Endurance: Shackleton’s Incredible Voyage
Author: Alfred Lansing
Type: Non-Fiction
Finished: April 14, 2019
Copyright: 1959
Rating: ★★★★
Image from Amazon
Ernest Shackleton was a product of his time – the late 19th and early 20th centuries – one of those men strong-willed men who did audacious things. He formed the Imperial Trans-Antarctic Expedition to be the first to travel across the southernmost continent. He lobbied for funding, outfitted a ship, and recruited a crew for the great adventure.
Thus, while Shackleton was undeniably out of place, even inept, in a great many everyday situations, he had a talent – a genius, even 0 that he shared with only a handful of men throughout history – genuine leadership. He was, as one of his men put it, ‘the greatest leader that ever came on God’s earth, bart noe.'”[p 12]
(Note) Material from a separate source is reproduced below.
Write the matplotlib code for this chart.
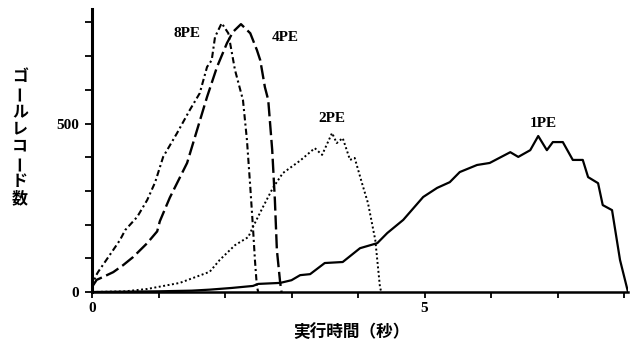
import matplotlib as mpl
mpl.use('agg')
import matplotlib.pyplot as plt
import numpy as np

# goal records vs execution time, for 1/2/4/8 PE
x1 = [0, 0.5, 1.0, 1.5, 1.77, 2.1, 2.42, 2.5, 2.83, 3.0, 3.13, 3.28, 3.50, 3.77, 4.03, 4.29, 4.44,
      4.68, 4.98, 5.19, 5.38, 5.53, 5.79, 5.98, 6.29, 6.41, 6.59, 6.71, 6.84, 6.93, 7.08, 7.23,
      7.38, 7.46, 7.61, 7.68, 7.82, 7.94, 8.06]
y1 = [0, 1, 2, 4, 7, 12, 18, 24, 27, 35, 50, 53, 86, 89, 130, 145, 175,
      214, 282, 309, 326, 356, 377, 383, 415, 401, 421, 463, 421, 445, 445, 392,
      392, 341, 323, 258, 243, 95, 0]

x2 = [0, 0.5, 0.83, 1.32, 1.77, 1.92, 2.15, 2.35, 2.42, 2.57, 2.72, 2.87, 3.13, 3.35, 3.46,
      3.61, 3.68, 3.77, 3.88, 3.95, 4.06, 4.15, 4.26, 4.33, 4.35]
y2 = [0, 2, 9, 27, 60, 95, 139, 163, 193, 252, 309, 353, 390, 427, 407,
      472, 442, 457, 392, 398, 323, 264, 154, 15, 0]

x4 = [0, 0.07, 0.17, 0.32, 0.47, 0.62, 0.83, 0.98, 1.02, 1.17, 1.43, 1.58, 1.73, 1.88, 2.03,
      2.12, 2.24, 2.38, 2.48, 2.53, 2.60, 2.65, 2.71, 2.75, 2.78, 2.83, 2.85]
y4 = [15, 36, 45, 59, 80, 104, 145, 180, 210, 280, 383, 481, 579, 668, 739,
      772, 795, 768, 718, 688, 608, 570, 421, 273, 125, 27, 0]

x8 = [0, 0.05, 0.09, 0.32, 0.42, 0.5, 0.68, 0.83, 0.95, 1.07, 1.28, 1.47, 1.62, 1.73, 1.80,
      1.85, 1.95, 2.05, 2.15, 2.27, 2.33, 2.38, 2.42, 2.45, 2.48, 2.50]
y8 = [10, 45, 59, 125, 154, 184, 223, 273, 326, 401, 472, 540, 590, 668, 688,
      757, 798, 768, 659, 570, 451, 312, 193, 95, 15, 0]

labels = ["1PE", "2PE", "4PE", "8PE"]
label_pos = [(6.78, 501), (3.61, 516), (2.90, 754), (1.43, 766)]

xticks = [0, 1, 2, 3, 4, 5, 6, 7, 8]
xticklabels = ["0", "", "", "", "", "5", "", "", ""]
yticks = [0, 100, 200, 300, 400, 500, 600, 700, 800]
yticklabels = ["0", "", "", "", "", "500", "", "", ""]

ylabel = "ゴールレコード数"
xlabel = "実行時間（秒）"

cjk = ['Noto Sans CJK JP', 'DejaVu Sans']
num = ['Liberation Serif', 'DejaVu Serif']

W, H = 632, 341
fig = plt.figure(figsize=(W / 100, H / 100), dpi=100)
ax = fig.add_axes([92 / W, 1 - 292 / H, (628 - 92) / W, (292 - 9) / H])

ax.plot(x1, y1, color='black', linewidth=1.6, linestyle='-')
ax.plot(x2, y2, color='black', linewidth=1.4, linestyle=(0, (1, 1.3)))
ax.plot(x4, y4, color='black', linewidth=1.7, linestyle=(0, (6, 2)))
ax.plot(x8, y8, color='black', linewidth=1.5, linestyle=(0, (3, 1.5, 1, 1.5)))

for lab, (lx, ly) in zip(labels, label_pos):
    ax.text(lx, ly, lab, ha='center', va='center', fontsize=11, fontweight='bold', family=num)

ax.set_xlim(0, 8.06)
ax.set_ylim(0, 840)
ax.spines['top'].set_visible(False)
ax.spines['right'].set_visible(False)
ax.spines['left'].set_linewidth(2.2)
ax.spines['bottom'].set_linewidth(1.8)

ax.set_xticks(xticks)
ax.set_xticklabels(xticklabels, fontsize=11, fontweight='bold', family=num)
ax.set_yticks(yticks)
ax.set_yticklabels(yticklabels, fontsize=11, fontweight='bold', family=num)
ax.tick_params(axis='x', direction='out', length=4, width=1.3, pad=3)
ax.tick_params(axis='y', direction='out', length=5, width=1.3, pad=4)

fig.text(351 / W, 1 - 332 / H, xlabel, ha='center', va='center', fontsize=12,
         fontweight='bold', family=cjk)

# vertical y label, one character per row
ys = np.linspace(76, 198, len(ylabel))
for ch, py in zip(ylabel, ys):
    rot = 90 if ch == 'ー' else 0
    fig.text(20 / W, 1 - py / H, ch, ha='center', va='center', fontsize=11.5,
             fontweight='bold', family=cjk, rotation=rot)

fig.savefig("out.png", dpi=100)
They cast off from their last land in South America on December 5, 1914. As they sailed south for their jumping off point for the journey by dog sleds they became stuck in the ice. They spent that Southern Hemisphere winter at the mercy of the ice.
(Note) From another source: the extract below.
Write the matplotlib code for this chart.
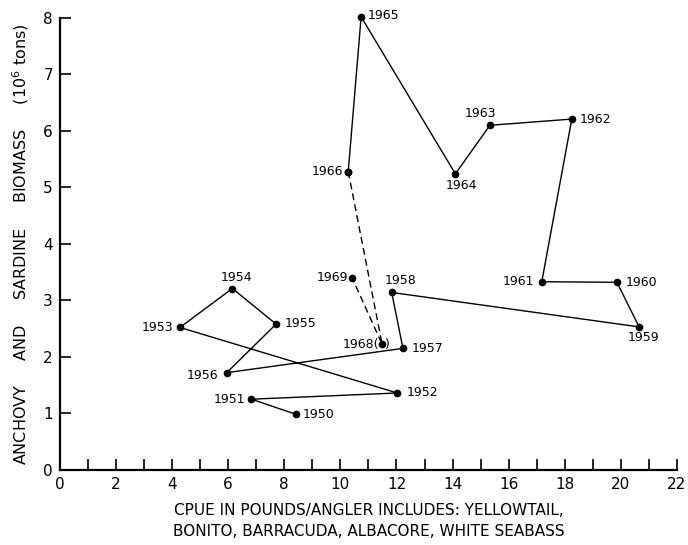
import matplotlib
matplotlib.use("Agg")
import matplotlib.pyplot as plt

years = ["1950", "1951", "1952", "1953", "1954", "1955", "1956", "1957", "1958",
         "1959", "1960", "1961", "1962", "1963", "1964", "1965", "1966"]
cpue = [8.43, 6.83, 12.03, 4.28, 6.15, 7.71, 5.95, 12.23, 11.83,
        20.65, 19.86, 17.18, 18.25, 15.33, 14.10, 10.74, 10.28]
biomass = [0.98, 1.25, 1.36, 2.52, 3.21, 2.58, 1.72, 2.15, 3.14,
           2.53, 3.32, 3.33, 6.21, 6.10, 5.24, 8.02, 5.28]

late_years = ["1966", "1968", "1969"]
late_cpue = [10.28, 11.49, 10.42]
late_biomass = [5.28, 2.22, 3.40]

x_ticks = list(range(0, 23, 2))
y_ticks = list(range(0, 9))

plt.rcParams['font.family'] = ['DejaVu Sans']

fig = plt.figure(figsize=(6.88, 5.45), dpi=100)
ax = fig.add_axes([0.087, 0.138, 0.897, 0.829])

ax.plot(cpue, biomass, color='black', lw=1.0, marker='o', ms=4.5, zorder=3,
        clip_on=False)
ax.plot(late_cpue, late_biomass, color='black', lw=1.0, ls=(0, (5, 3)),
        marker='o', ms=4.5, zorder=3, clip_on=False)

# label offsets in pixels (dx, dy, ha, va)
offs = {
    "1950": (6, 0, 'left', 'center'),
    "1951": (-6, 0, 'right', 'center'),
    "1952": (9, 0, 'left', 'center'),
    "1953": (-7, 0, 'right', 'center'),
    "1954": (4, 11, 'center', 'center'),
    "1955": (9, 1, 'left', 'center'),
    "1956": (-8, -3, 'right', 'center'),
    "1957": (9, 0, 'left', 'center'),
    "1958": (9, 12, 'center', 'center'),
    "1959": (4, -11, 'center', 'center'),
    "1960": (9, 0, 'left', 'center'),
    "1961": (-8, 0, 'right', 'center'),
    "1962": (8, 0, 'left', 'center'),
    "1963": (-9, 12, 'center', 'center'),
    "1964": (6, -12, 'center', 'center'),
    "1965": (7, 1, 'left', 'center'),
    "1966": (-5, 0, 'right', 'center'),
}
fs = 9
for yr, x, y in zip(years, cpue, biomass):
    dx, dy, ha, va = offs[yr]
    ax.annotate(yr, (x, y), xytext=(dx * 0.72, dy * 0.72), textcoords='offset points',
                ha=ha, va=va, fontsize=fs, annotation_clip=False)

ax.annotate("1969", (late_cpue[2], late_biomass[2]), xytext=(-4 * 0.72, 0),
            textcoords='offset points', ha='right', va='center', fontsize=fs)
ax.annotate("1968(", (late_cpue[1], late_biomass[1]), xytext=(-3 * 0.72, 0),
            textcoords='offset points', ha='right', va='center', fontsize=fs)
ax.annotate(")", (late_cpue[1], late_biomass[1]), xytext=(3 * 0.72, 0),
            textcoords='offset points', ha='left', va='center', fontsize=fs)

ax.set_xlim(0, 22)
ax.set_ylim(0, 8)
ax.set_xticks(x_ticks)
ax.set_xticks(range(0, 23), minor=True)
ax.set_yticks(y_ticks)
ax.tick_params(axis='both', which='both', direction='in', width=1.2, labelsize=11)
ax.tick_params(axis='x', which='major', length=8, pad=5)
ax.tick_params(axis='x', which='minor', length=8)
ax.tick_params(axis='y', which='major', length=8, pad=5)

for s in ['top', 'right']:
    ax.spines[s].set_visible(False)
for s in ['left', 'bottom']:
    ax.spines[s].set_linewidth(1.6)

ax.set_xlabel("CPUE IN POUNDS/ANGLER INCLUDES: YELLOWTAIL,\nBONITO, BARRACUDA, ALBACORE, WHITE SEABASS",
              fontsize=11, labelpad=8, linespacing=1.5)
ax.set_ylabel("ANCHOVY     AND     SARDINE     BIOMASS     (10$^6$ tons)",
              fontsize=11.5, labelpad=9)

fig.savefig("out.png", dpi=100)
On May 2 [1915], their position showed a total northwest drift since the end of February of 130 miles. The Endurance was one microcosmic spec, 144 feet long and 25 feet wide, embedded in nearly one million square miles of ice that was slowly being rotated by the irresistible clockwise sweep of the winds and current of the Weddell Sea”[p 45]
And then in October as the season turned to spring and summer, their condition worsened.
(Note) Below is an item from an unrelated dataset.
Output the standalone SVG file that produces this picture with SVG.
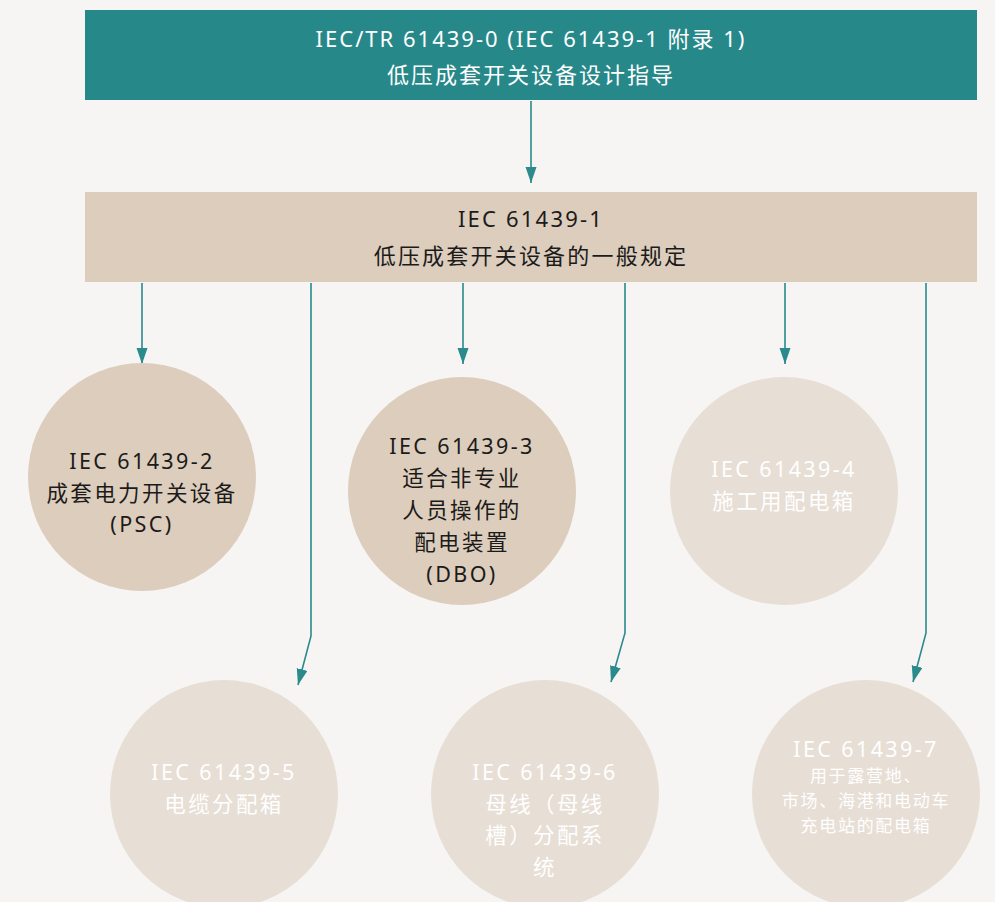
<svg xmlns="http://www.w3.org/2000/svg" width="995" height="902" viewBox="0 0 995 902">
<style>
  .bg{fill:#f6f5f3}
  .top{fill:#27888a}
  .beige{fill:#ddcdbc}
  .light{fill:#e7ded5}
  text{font-family:"Noto Sans","Noto Sans CJK SC",sans-serif;text-anchor:middle}
  .w{fill:#ffffff;font-size:22px;letter-spacing:2px}
  .d{fill:#1b1b1b;font-size:22px;letter-spacing:2.2px}
  .cw{fill:#ffffff;font-size:21.5px;letter-spacing:2.4px}
  .cd{fill:#1b1b1b;font-size:21.5px;letter-spacing:2.4px}
  .sw{fill:#ffffff;font-size:17px;letter-spacing:1.7px}
  .conn{fill:none;stroke:#2a8a8c;stroke-width:1.6;marker-end:url(#ah)}
</style>
<defs>
  <marker id="ah" markerUnits="userSpaceOnUse" markerWidth="17" markerHeight="12" refX="16" refY="5.5" orient="auto">
    <path d="M0,0 L16,5.5 L0,11 z" fill="#2a8a8c"/>
  </marker>
</defs>
<rect class="bg" x="0" y="0" width="995" height="902"/>

<g id="connectors">
  <path class="conn" d="M531,101 L531,183"/>
  <path class="conn" d="M142,283 L142,364"/>
  <path class="conn" d="M463,283 L463,364"/>
  <path class="conn" d="M785,283 L785,364"/>
  <path class="conn" d="M311,283 L311,636 L298,685"/>
  <path class="conn" d="M625,283 L625,633 L611,682"/>
  <path class="conn" d="M926,283 L926,633 L913,682"/>
</g>

<g id="n0">
  <rect class="top" x="85" y="10" width="892" height="90"/>
  <text class="w" x="531" y="47">IEC/TR 61439-0 (IEC 61439-1 附录 1)</text>
  <text class="w" x="531" y="83">低压成套开关设备设计指导</text>
</g>

<g id="n1">
  <rect class="beige" x="85" y="192" width="892" height="90"/>
  <text class="d" x="531" y="227">IEC 61439-1</text>
  <text class="d" x="531" y="264">低压成套开关设备的一般规定</text>
</g>

<g id="n2">
  <circle class="beige" cx="142" cy="477" r="114"/>
  <text class="cd" x="142" y="469">IEC 61439-2</text>
  <text class="cd" x="142" y="501">成套电力开关设备</text>
  <text class="cd" x="142" y="532">(PSC)</text>
</g>

<g id="n3">
  <circle class="beige" cx="462" cy="491" r="114"/>
  <text class="cd" x="462" y="454">IEC 61439-3</text>
  <text class="cd" x="462" y="486">适合非专业</text>
  <text class="cd" x="462" y="518">人员操作的</text>
  <text class="cd" x="462" y="550">配电装置</text>
  <text class="cd" x="462" y="582">(DBO)</text>
</g>

<g id="n4">
  <circle class="light" cx="784" cy="491" r="114"/>
  <text class="cw" x="784" y="477">IEC 61439-4</text>
  <text class="cw" x="784" y="509">施工用配电箱</text>
</g>

<g id="n5">
  <circle class="light" cx="224" cy="794" r="114"/>
  <text class="cw" x="224" y="780">IEC 61439-5</text>
  <text class="cw" x="224" y="812">电缆分配箱</text>
</g>

<g id="n6">
  <circle class="light" cx="545" cy="794" r="114"/>
  <text class="cw" x="545" y="780">IEC 61439-6</text>
  <text class="cw" x="545" y="812">母线（母线</text>
  <text class="cw" x="545" y="843">槽）分配系</text>
  <text class="cw" x="545" y="875">统</text>
</g>

<g id="n7">
  <circle class="light" cx="866" cy="794" r="114"/>
  <text class="cw" x="866" y="757">IEC 61439-7</text>
  <text class="sw" x="866" y="782">用于露营地、</text>
  <text class="sw" x="866" y="807">市场、海港和电动车</text>
  <text class="sw" x="866" y="832">充电站的配电箱</text>
</g>
</svg>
When, at 6:45 P.M. on October 24, the pressure did arrive, it wasted no time. There had been pressure in the past, but nothing like this., It moved through the pack like a sluggish shock wave, making the entire surface of the ice into a chaos of churning, tumbling destruction. [Crew member] Macklin watched it briefly, then turned away in disbelief. ‘The whole sensation,’he recorded, ‘was of something colossal, of something in nature too big to grasp.”[p72]
Eventually, the crew had to abandon The Endurance which was crushed and sunk by the ice. Their efforts to move overland were rendered impossible by the uneven floes and ridges in the ice.
“Many of them, it seemed, finally grasped for the first time just how desperate things really were. More correctly, they became aware of their own inadequacy, of how utterly powerless they were.”[p 117]
As summer went on they mostly stayed in place. Eventually as southern hemisphere fall rolled around the floe they were on neared open water where they sheltered from an enormous storm the best they could. When the storm cleared, “Shackleton searched their faces for an answer to the question that troubled him most: How much more could they take?” [p 166
So, they set off one thousand miles across the Drake Passage, the stretch of water that connects the Atlantic and Pacific oceans. It is the stormiest, roughest stretches of water on the planet and the crew set off to cross it in small open boats.
“… [T]hey burst from the line of [ice] pack into the open sea. The change was breathtaking. The northwest swell, which had been cushioned by the pack, now advanced up the boats in undisguised immensity
…
They made a pitiable sight – three little boats, packed with the odd remnants of what had once been a proud expedition, bearing twenty-eight suffering men in one final, almost ludicrous bid for survival. But this time there was to be no turning back, and they all knew it.” [pp 167-168]
After more trials and tribulations where the teams had to be separated, Shakleton led his men to rescue. Shacleton led a small group in one boat to South Georgia where he was finally able to get help to rescue his crew – but not without further troubles.
Shackleton was an excellent leader who led the entire crew to safety. As every trouble was overcome another arrived. If this were turned into an adventure movie script, it would be dismissed as unbelievable. And yet it happened; and Shackleton’s leadership, along with the will of the men, led to the crews survival. This is a fantastic telling of an epic journey. I highly recommend it. As a bonus there is a collection of photos of the journey that make a great supplement to the story.